Monday, 21 February 2011

Traditional Bread Pudding

To be honest, this was a bit make shift in order to use up some left over fruit buns and white crusty loaves. But i was super impressed with the results. A tad 'christmassy' but extremely yummy and just what you need to cheer you up during the current cold spell. A drop of custard would have been nice!
These volumes made two tin trays (approx 30 x 40cm) and (approx 20 x 30)

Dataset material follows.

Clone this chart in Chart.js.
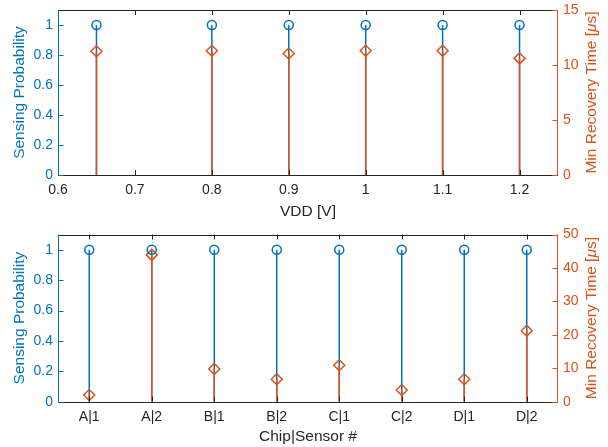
<!DOCTYPE html>
<html>
<head>
<meta charset="utf-8">
<script src="https://cdn.jsdelivr.net/npm/chart.js@4/dist/chart.umd.min.js"></script>
<style>
  body { margin: 0; background: #fff; }
  canvas { display: block; }
</style>
</head>
<body>
<canvas id="topChart" width="608" height="222"></canvas>
<canvas id="bottomChart" width="608" height="225"></canvas>
<script>
// top panel: sweep over supply voltage
const vdd = [0.65, 0.8, 0.9, 1, 1.1, 1.2];
const vddProb = [1, 1, 1, 1, 1, 1];
const vddRecovery = [11.25, 11.3, 11.05, 11.3, 11.3, 10.6];
const vddTicks = [0.6, 0.7, 0.8, 0.9, 1, 1.1, 1.2];
const vddRecTicks = [0, 5, 10, 15];

// bottom panel: chip|sensor
const sensors = ["A|1", "A|2", "B|1", "B|2", "C|1", "C|2", "D|1", "D|2"];
const sensorProb = [1, 1, 1, 1, 1, 1, 1, 1];
const sensorRecovery = [2.0, 43.9, 9.8, 6.7, 10.9, 3.5, 6.7, 21.2];
const sensorRecTicks = [0, 10, 20, 30, 40, 50];

const probTicks = [0, 0.2, 0.4, 0.6, 0.8, 1];

const BLUE = "#0072BD";
const ORANGE = "#D95319";
const DARK = "#262626";
const FONT = "'Liberation Sans', Arial, sans-serif";

Chart.defaults.font.family = FONT;

// vertical stem from 0 to each value, broken with a null point
function stems(xs, ys) {
  const pts = [];
  xs.forEach((x, i) => {
    pts.push({ x: x, y: 0 }, { x: x, y: ys[i] }, { x: x, y: null });
  });
  return pts;
}

function points(xs, ys) {
  return xs.map((x, i) => ({ x: x, y: ys[i] }));
}

function noPad(s) {
  s.paddingTop = 0;
  s.paddingBottom = 0;
}

// MATLAB style box with inward ticks, plus the right axis title (reads bottom to top)
const frame = {
  id: "frame",
  afterDraw(chart) {
    const { ctx, chartArea: a, scales } = chart;
    const t = 5;
    ctx.save();
    ctx.lineWidth = 1;

    ctx.strokeStyle = DARK;
    scales.x.ticks.forEach((tk, i) => {
      const px = Math.round(scales.x.getPixelForTick(i)) + 0.5;
      ctx.beginPath();
      ctx.moveTo(px, a.bottom);
      ctx.lineTo(px, a.bottom - t);
      ctx.moveTo(px, a.top);
      ctx.lineTo(px, a.top + t);
      ctx.stroke();
    });
    ctx.beginPath();
    ctx.moveTo(a.left, Math.round(a.top) + 0.5);
    ctx.lineTo(a.right, Math.round(a.top) + 0.5);
    ctx.moveTo(a.left, Math.round(a.bottom) + 0.5);
    ctx.lineTo(a.right, Math.round(a.bottom) + 0.5);
    ctx.stroke();

    ctx.strokeStyle = BLUE;
    const lx = Math.round(a.left) + 0.5;
    ctx.beginPath();
    ctx.moveTo(lx, a.top);
    ctx.lineTo(lx, a.bottom);
    scales.y.ticks.forEach((tk, i) => {
      const py = Math.round(scales.y.getPixelForTick(i)) + 0.5;
      ctx.moveTo(lx, py);
      ctx.lineTo(lx + t, py);
    });
    ctx.stroke();

    ctx.strokeStyle = ORANGE;
    const rx = Math.round(a.right) - 0.5;
    ctx.beginPath();
    ctx.moveTo(rx, a.top);
    ctx.lineTo(rx, a.bottom);
    scales.y1.ticks.forEach((tk, i) => {
      const py = Math.round(scales.y1.getPixelForTick(i)) + 0.5;
      ctx.moveTo(rx, py);
      ctx.lineTo(rx - t, py);
    });
    ctx.stroke();

    // right title
    const parts = [
      ["Min Recovery Time [", "15.5px " + FONT],
      ["\u03bc", "italic 15.5px " + FONT],
      ["s]", "15.5px " + FONT],
    ];
    let total = 0;
    parts.forEach((p) => { ctx.font = p[1]; total += ctx.measureText(p[0]).width; });
    ctx.translate(592, (a.top + a.bottom) / 2);
    ctx.rotate(-Math.PI / 2);
    ctx.fillStyle = ORANGE;
    ctx.textBaseline = "middle";
    ctx.textAlign = "left";
    let x = -total / 2;
    parts.forEach((p) => {
      ctx.font = p[1];
      ctx.fillText(p[0], x, 0);
      x += ctx.measureText(p[0]).width;
    });
    ctx.restore();
  }
};

function makePanel(id, xScale, xs, prob, rec, recMax, recTicks, padTop, xHeight) {
  const ctx = document.getElementById(id).getContext("2d");
  return new Chart(ctx, {
    type: "line",
    data: {
      datasets: [
        {
          data: points(xs, prob),
          showLine: false,
          pointStyle: "circle",
          pointRadius: 4.5,
          pointBorderWidth: 1.5,
          pointBorderColor: BLUE,
          pointBackgroundColor: "rgba(0,0,0,0)",
          yAxisID: "y",
          order: 0,
        },
        {
          data: points(xs, rec),
          showLine: false,
          pointStyle: "rectRot",
          pointRadius: 5.5,
          pointBorderWidth: 1.5,
          pointBorderColor: ORANGE,
          pointBackgroundColor: "rgba(0,0,0,0)",
          yAxisID: "y1",
          order: 1,
        },
        {
          data: stems(xs, rec),
          borderColor: ORANGE,
          borderWidth: 1.5,
          pointRadius: 0,
          spanGaps: false,
          yAxisID: "y1",
          order: 2,
        },
        {
          data: stems(xs, prob),
          borderColor: BLUE,
          borderWidth: 1.5,
          pointRadius: 0,
          spanGaps: false,
          yAxisID: "y",
          order: 3,
        },
      ],
    },
    options: {
      responsive: false,
      animation: false,
      layout: { padding: { top: padTop, left: 0, right: 0, bottom: 0 } },
      plugins: {
        legend: { display: false },
        tooltip: { enabled: false },
      },
      scales: {
        x: Object.assign(xScale, {
          afterFit: (s) => { s.height = xHeight; },
        }),
        y: {
          position: "left",
          min: 0,
          max: 1.1,
          afterBuildTicks: (s) => { s.ticks = probTicks.map((v) => ({ value: v })); },
          afterFit: (s) => { s.width = 58; noPad(s); },
          grid: { display: false, drawTicks: false },
          border: { display: false },
          ticks: {
            color: BLUE,
            font: { size: 14 },
            padding: 5,
            callback: (v) => String(+v.toFixed(2)),
          },
          title: {
            display: true,
            text: "Sensing Probability",
            color: BLUE,
            font: { size: 15.5 },
            padding: { top: 10.7, bottom: 0 },
          },
        },
        y1: {
          position: "right",
          min: 0,
          max: recMax,
          afterBuildTicks: (s) => { s.ticks = recTicks.map((v) => ({ value: v })); },
          afterFit: (s) => { s.width = 50; noPad(s); },
          grid: { display: false, drawTicks: false },
          border: { display: false },
          ticks: {
            color: ORANGE,
            font: { size: 14 },
            padding: 5,
          },
          title: { display: false },
        },
      },
    },
    plugins: [frame],
  });
}

const xTickStyle = { color: DARK, font: { size: 14 }, padding: 7, maxRotation: 0 };

var topChart = makePanel(
  "topChart",
  {
    type: "linear",
    min: 0.6,
    max: 1.25,
    afterBuildTicks: (s) => { s.ticks = vddTicks.map((v) => ({ value: v })); },
    grid: { display: false, drawTicks: false },
    border: { display: false },
    ticks: Object.assign({}, xTickStyle, { callback: (v) => String(+v.toFixed(2)) }),
    title: { display: true, text: "VDD [V]", color: DARK, font: { size: 15.5 }, padding: { top: 0, bottom: 0.7 } },
  },
  vdd, vddProb, vddRecovery, 15, vddRecTicks, 10, 47
);

var bottomChart = makePanel(
  "bottomChart",
  {
    type: "category",
    labels: sensors,
    offset: true,
    grid: { display: false, drawTicks: false, offset: true },
    border: { display: false },
    ticks: xTickStyle,
    title: { display: true, text: "Chip|Sensor #", color: DARK, font: { size: 15.5 }, padding: { top: 0, bottom: 0.7 } },
  },
  sensors, sensorProb, sensorRecovery, 50, sensorRecTicks, 12.5, 45.3
);
</script>
</body>
</html>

240g soft dark brown sugar
460g butter
1140ml milk
900g cubed fruit buns/white crusty left overs
940g raisins
200g cranberries (use whatever dried fruit you have)
4 oranges rind + juice
12 eggs
240g chopped almonds
8 tsp cinnamon (you can grate 2 tsp nutmeg in too)
2 tsp all spice
4 tbsp treacle
1. Soak bread in warmed milk for at least 20 mins
2. Add orange rind and juice to bread mixture and mash
3. Beat in the eggs
4. Add other ingredients (bar butter) and mix.
5. Then beat in the butter (melted)
Your mixture will be of pouring consistency. Pour into your pre-prepared tray lined with baking paper. Bake at 180 for about 1hr-1hr30. It is a pudding style so will be spongy and moist once baked.